[start]

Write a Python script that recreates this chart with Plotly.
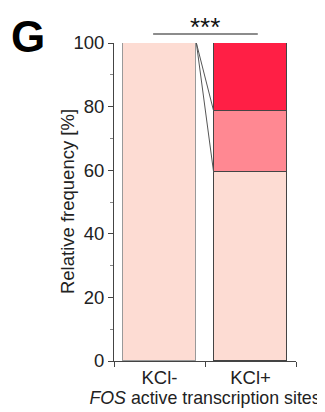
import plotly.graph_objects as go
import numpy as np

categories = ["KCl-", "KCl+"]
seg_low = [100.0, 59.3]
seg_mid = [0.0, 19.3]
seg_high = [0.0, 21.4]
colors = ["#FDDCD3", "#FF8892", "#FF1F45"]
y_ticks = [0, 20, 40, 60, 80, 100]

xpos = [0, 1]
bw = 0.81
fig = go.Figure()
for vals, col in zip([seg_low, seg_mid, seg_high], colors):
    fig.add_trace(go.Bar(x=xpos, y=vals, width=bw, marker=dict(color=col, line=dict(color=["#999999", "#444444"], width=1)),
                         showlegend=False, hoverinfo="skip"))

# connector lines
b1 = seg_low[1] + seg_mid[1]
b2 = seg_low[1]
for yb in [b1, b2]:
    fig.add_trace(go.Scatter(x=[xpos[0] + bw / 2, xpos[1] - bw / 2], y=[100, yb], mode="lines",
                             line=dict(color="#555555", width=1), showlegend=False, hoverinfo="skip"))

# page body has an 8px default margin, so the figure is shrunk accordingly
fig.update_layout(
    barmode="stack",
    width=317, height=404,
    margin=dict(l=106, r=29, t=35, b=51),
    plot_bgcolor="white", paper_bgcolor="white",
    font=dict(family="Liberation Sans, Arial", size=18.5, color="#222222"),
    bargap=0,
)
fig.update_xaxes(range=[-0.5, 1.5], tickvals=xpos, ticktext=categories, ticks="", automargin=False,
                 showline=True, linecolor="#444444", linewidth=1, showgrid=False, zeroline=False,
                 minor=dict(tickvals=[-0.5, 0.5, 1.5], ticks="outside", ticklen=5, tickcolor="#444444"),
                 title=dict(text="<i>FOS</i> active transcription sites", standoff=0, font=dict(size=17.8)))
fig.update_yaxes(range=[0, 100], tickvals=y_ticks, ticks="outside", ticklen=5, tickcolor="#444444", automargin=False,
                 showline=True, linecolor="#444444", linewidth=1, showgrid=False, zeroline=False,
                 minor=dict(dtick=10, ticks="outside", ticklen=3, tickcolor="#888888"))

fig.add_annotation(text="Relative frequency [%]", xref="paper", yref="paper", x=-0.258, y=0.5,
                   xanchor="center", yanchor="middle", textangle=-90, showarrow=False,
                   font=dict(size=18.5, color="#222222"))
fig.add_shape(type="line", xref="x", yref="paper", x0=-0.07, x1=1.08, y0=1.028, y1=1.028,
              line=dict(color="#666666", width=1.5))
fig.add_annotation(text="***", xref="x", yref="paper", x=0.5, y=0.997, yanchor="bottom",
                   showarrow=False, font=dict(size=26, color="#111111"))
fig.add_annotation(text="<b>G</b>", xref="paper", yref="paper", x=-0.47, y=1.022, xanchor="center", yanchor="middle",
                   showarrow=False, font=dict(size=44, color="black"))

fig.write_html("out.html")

[end]

• Task statement: Quote the data above in full, leaving out the pictures it holds.

• Response to this task:
Write a Python script that recreates this chart with Plotly.
import plotly.graph_objects as go
import numpy as np

categories = ["KCl-", "KCl+"]
seg_low = [100.0, 59.3]
seg_mid = [0.0, 19.3]
seg_high = [0.0, 21.4]
colors = ["#FDDCD3", "#FF8892", "#FF1F45"]
y_ticks = [0, 20, 40, 60, 80, 100]

xpos = [0, 1]
bw = 0.81
fig = go.Figure()
for vals, col in zip([seg_low, seg_mid, seg_high], colors):
    fig.add_trace(go.Bar(x=xpos, y=vals, width=bw, marker=dict(color=col, line=dict(color=["#999999", "#444444"], width=1)),
                         showlegend=False, hoverinfo="skip"))

# connector lines
b1 = seg_low[1] + seg_mid[1]
b2 = seg_low[1]
for yb in [b1, b2]:
    fig.add_trace(go.Scatter(x=[xpos[0] + bw / 2, xpos[1] - bw / 2], y=[100, yb], mode="lines",
                             line=dict(color="#555555", width=1), showlegend=False, hoverinfo="skip"))

# page body has an 8px default margin, so the figure is shrunk accordingly
fig.update_layout(
    barmode="stack",
    width=317, height=404,
    margin=dict(l=106, r=29, t=35, b=51),
    plot_bgcolor="white", paper_bgcolor="white",
    font=dict(family="Liberation Sans, Arial", size=18.5, color="#222222"),
    bargap=0,
)
fig.update_xaxes(range=[-0.5, 1.5], tickvals=xpos, ticktext=categories, ticks="", automargin=False,
                 showline=True, linecolor="#444444", linewidth=1, showgrid=False, zeroline=False,
                 minor=dict(tickvals=[-0.5, 0.5, 1.5], ticks="outside", ticklen=5, tickcolor="#444444"),
                 title=dict(text="<i>FOS</i> active transcription sites", standoff=0, font=dict(size=17.8)))
fig.update_yaxes(range=[0, 100], tickvals=y_ticks, ticks="outside", ticklen=5, tickcolor="#444444", automargin=False,
                 showline=True, linecolor="#444444", linewidth=1, showgrid=False, zeroline=False,
                 minor=dict(dtick=10, ticks="outside", ticklen=3, tickcolor="#888888"))

fig.add_annotation(text="Relative frequency [%]", xref="paper", yref="paper", x=-0.258, y=0.5,
                   xanchor="center", yanchor="middle", textangle=-90, showarrow=False,
                   font=dict(size=18.5, color="#222222"))
fig.add_shape(type="line", xref="x", yref="paper", x0=-0.07, x1=1.08, y0=1.028, y1=1.028,
              line=dict(color="#666666", width=1.5))
fig.add_annotation(text="***", xref="x", yref="paper", x=0.5, y=0.997, yanchor="bottom",
                   showarrow=False, font=dict(size=26, color="#111111"))
fig.add_annotation(text="<b>G</b>", xref="paper", yref="paper", x=-0.47, y=1.022, xanchor="center", yanchor="middle",
                   showarrow=False, font=dict(size=44, color="black"))

fig.write_html("out.html")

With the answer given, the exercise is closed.